Deux petits exemples : lorsque maman m’a accompagné à l’école maternelle le premier jour, je me suis blotti contre le seul arbre qu’il y avait dans la cour et j’empêchais les autres enfants de m’approcher en leur distribuant des coups de pieds : c’est vous dire combien j’étais sociable !

Lorsque j’ai dû faire ma première homélie, j’en tremblais et j’en transpirais. Je me cachais derrière mon papier !

Grâce aux responsabilités que l’on m’a confiées très jeune, j’ai pu guérir de cet handicap. Mais toute ma vie j’ai eu à me battre pour chasser la peur qui me coupait les ailes ! Et cette peur m’empêchait de faire confiance. Elle me paralysait.

En relisant mon parcours personnel je ne peux que le constater : le contraire de la foi ce n’est pas le doute, mais la peur !

J’en ai fait moi-même l’expérience : Jésus s’est approché de moi, il m’a pris par la main, il m’a relevé de mes difficultés et il m’a mis debout afin que je puisse aller vers les autres ! Chaque fois que j’ai pu chasser la peur j’ai grandi dans la confiance, c'est-à-dire dans la foi : la foi dans les autres, la foi en moi-même et la foi en Dieu !

C’est ce que fait Jésus dans l’Evangile que nous venons d’entendre :

La belle-mère de Pierre était malade, prise par la fièvre !

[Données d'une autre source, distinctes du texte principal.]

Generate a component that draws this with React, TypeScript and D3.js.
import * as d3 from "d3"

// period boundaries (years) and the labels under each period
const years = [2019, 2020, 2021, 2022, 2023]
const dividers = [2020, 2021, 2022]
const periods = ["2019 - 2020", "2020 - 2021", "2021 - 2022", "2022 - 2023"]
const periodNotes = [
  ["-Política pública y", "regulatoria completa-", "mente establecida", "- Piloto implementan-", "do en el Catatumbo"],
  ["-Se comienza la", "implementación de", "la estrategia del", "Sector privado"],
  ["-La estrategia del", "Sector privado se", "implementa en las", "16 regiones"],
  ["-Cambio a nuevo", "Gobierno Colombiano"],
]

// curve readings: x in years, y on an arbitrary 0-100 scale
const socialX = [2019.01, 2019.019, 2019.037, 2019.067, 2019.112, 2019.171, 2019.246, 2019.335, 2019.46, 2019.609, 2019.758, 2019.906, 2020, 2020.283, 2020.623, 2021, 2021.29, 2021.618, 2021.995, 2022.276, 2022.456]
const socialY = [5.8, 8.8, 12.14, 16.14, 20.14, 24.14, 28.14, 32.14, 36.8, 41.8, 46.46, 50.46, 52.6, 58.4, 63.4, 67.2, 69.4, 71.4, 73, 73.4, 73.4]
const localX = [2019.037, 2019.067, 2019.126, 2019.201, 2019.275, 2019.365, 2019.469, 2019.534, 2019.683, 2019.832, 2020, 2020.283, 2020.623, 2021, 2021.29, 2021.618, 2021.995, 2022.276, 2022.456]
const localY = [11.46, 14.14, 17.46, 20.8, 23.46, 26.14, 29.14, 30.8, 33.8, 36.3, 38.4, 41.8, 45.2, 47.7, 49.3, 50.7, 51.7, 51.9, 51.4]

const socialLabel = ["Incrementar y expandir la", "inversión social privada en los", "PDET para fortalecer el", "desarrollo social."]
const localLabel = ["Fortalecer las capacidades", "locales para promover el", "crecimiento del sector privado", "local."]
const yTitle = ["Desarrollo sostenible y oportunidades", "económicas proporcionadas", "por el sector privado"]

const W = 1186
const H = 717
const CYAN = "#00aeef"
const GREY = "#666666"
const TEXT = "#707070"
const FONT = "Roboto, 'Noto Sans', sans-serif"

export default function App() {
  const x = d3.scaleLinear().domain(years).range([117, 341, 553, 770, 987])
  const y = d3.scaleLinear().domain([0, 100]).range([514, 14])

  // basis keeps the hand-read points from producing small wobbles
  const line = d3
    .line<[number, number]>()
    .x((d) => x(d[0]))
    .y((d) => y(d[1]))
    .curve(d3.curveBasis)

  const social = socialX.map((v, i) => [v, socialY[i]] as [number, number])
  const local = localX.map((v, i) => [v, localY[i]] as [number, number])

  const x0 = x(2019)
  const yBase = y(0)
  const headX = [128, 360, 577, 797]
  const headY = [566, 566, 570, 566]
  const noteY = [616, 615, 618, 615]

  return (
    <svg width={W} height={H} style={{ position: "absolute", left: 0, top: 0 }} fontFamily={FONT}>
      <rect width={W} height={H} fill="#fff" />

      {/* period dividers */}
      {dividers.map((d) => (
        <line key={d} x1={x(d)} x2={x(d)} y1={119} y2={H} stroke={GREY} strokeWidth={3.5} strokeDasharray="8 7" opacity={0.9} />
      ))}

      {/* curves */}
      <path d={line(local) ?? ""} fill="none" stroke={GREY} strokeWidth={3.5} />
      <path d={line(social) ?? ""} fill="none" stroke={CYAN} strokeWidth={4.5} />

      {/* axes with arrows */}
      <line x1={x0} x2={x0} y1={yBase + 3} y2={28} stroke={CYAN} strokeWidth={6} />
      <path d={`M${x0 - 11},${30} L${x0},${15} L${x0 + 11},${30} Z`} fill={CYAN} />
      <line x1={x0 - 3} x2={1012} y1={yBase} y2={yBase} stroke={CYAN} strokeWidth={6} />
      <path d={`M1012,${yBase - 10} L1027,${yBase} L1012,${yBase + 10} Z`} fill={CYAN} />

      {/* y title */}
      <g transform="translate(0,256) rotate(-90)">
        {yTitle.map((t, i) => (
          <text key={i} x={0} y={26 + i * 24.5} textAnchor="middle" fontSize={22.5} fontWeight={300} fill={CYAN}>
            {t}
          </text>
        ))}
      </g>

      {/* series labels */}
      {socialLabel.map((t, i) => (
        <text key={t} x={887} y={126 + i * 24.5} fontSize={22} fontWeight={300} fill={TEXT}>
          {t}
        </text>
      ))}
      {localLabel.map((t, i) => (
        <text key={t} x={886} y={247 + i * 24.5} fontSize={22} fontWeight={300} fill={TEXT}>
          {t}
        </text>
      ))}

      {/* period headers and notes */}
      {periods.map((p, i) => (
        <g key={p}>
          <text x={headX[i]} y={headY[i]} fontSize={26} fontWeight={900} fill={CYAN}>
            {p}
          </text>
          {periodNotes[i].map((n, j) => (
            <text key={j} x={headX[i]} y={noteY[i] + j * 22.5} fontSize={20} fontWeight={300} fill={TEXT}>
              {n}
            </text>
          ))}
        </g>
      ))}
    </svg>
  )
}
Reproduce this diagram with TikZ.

Jésus s’approche, la prend par la main et la fait se lever !

Nous aussi nous sommes souvent pris par la fièvre, paralysés, malades de peur !

Jésus s’approche : il nous rejoint dans notre faiblesse et notre fragilité !

Il nous prend par la main : nous ne sommes pas seuls, isolés ou abandonnés !

Il nous fait nous lever, nous « relever », c’est le même mot que « ressusciter » !

C’est lorsque nous sommes « debout » que nous sommes capables – à notre tour – d’aller vers les autres, de nous rendre proches et de les aider à se « relever » !

A notre tour nous avons à vivre cette mission : nous rendre proches de nos frères et de nos sœurs en détresse, les prendre par la main et les aider à se relever, à recouvrer leur « dignité ».

En chassant la peur nous découvrons le secret du bonheur : « Aimer ». Aimer c’est d’abord vivre avec les autres, partager leur vie, laisser-prise à l’autre en nous. C’est le Christ lui-même qui vient à notre rencontre à travers eux (Matthieu 25).